Space below my Feet
Space below my Feet, by Gwen Moffat. Boston: Houghton Mifflin Company, The Riverside Press, Cambridge, 1961. 302 pages, illustrated with photographs. Price $5.
Among mountaineering works Gwen Moffat’s book is in a category all by itself. (A well-known climber’s un-mountain-minded wife declares this is the first book on climbing she has read from cover to cover!) The writer is unorthodox, uncompromising, honest, charming and a born rebel. While struggling for means to express herself in the limited routine of the English Army just after the war, a conscientious objector introduces her to rock-climbing in the Welsh Hills. From that moment her entire life unfolds against a background of mountains, and she takes us with her. We follow Gwen in her hobo existence in a shack in Cornwall, in cottages in Wales and Scotland, on a fishing boat; we experience a novice’s thrills during her first climbs, bare-footed, on the Welsh slabs; we go through hairbreadth escapes, and the climbing goes on: difficult, severe, very severe. When we finally part from her and her husband on the summit of the Breithorn after 12 hours on the Younggrat, she is a fully qualified guide. To keep alive and support her little daughter in the meantime she has followed a number of trades, all with a mountain background except for a job in a theatre: running a Youth Hostel in Wales, driving a travelling store on lonely roads in the Scottish Highlands, acting as a maid of all work in a hotel in the British Lakes.

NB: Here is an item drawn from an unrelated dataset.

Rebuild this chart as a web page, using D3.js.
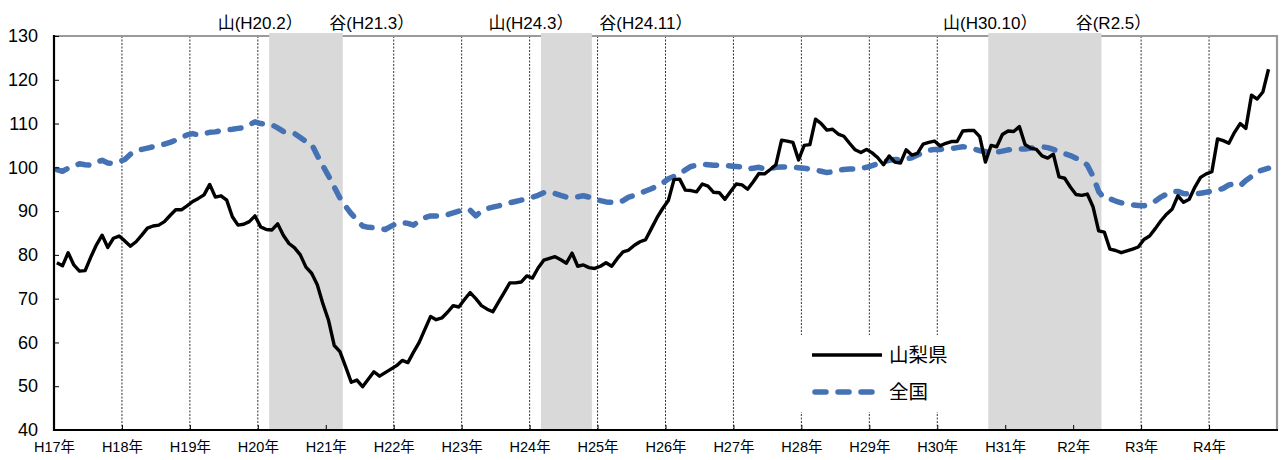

From time to time we are taken for exciting adventures on the Continent, to Chamonix, Zermatt and the Dolomites. To this reader however, the most fascinating parts of the book are the descriptions of the mountains Gwen Moffat knows best, the Welsh and Scottish Hills, and the enchanting island of Skye. People of all sorts come and go in the pages, but they are secondary to the main theme of a human being and her endeavors in high places.
The great attraction of Space below my Feet is the writer’s power to conjure up mountain scenes, moods and weather and her own reactions to them. This is an intensely personal book and may be frowned on by those who like their mountains to be viewed objectively. Mountains are her passion: through them she found freedom and her true self, and she feels she can best express herself climbing among them. The objective mountain worshipper is often personally inarticulate; he dwindles into insignificance beside the beloved object and is rather guilt-stricken about obtruding his own feelings in descriptions of climbs. To him Space below my Feet may smack of exhibitionism. But how readable it is! Let us hope that this unusually honest and vivid writer will continue to climb and to tell us all about it.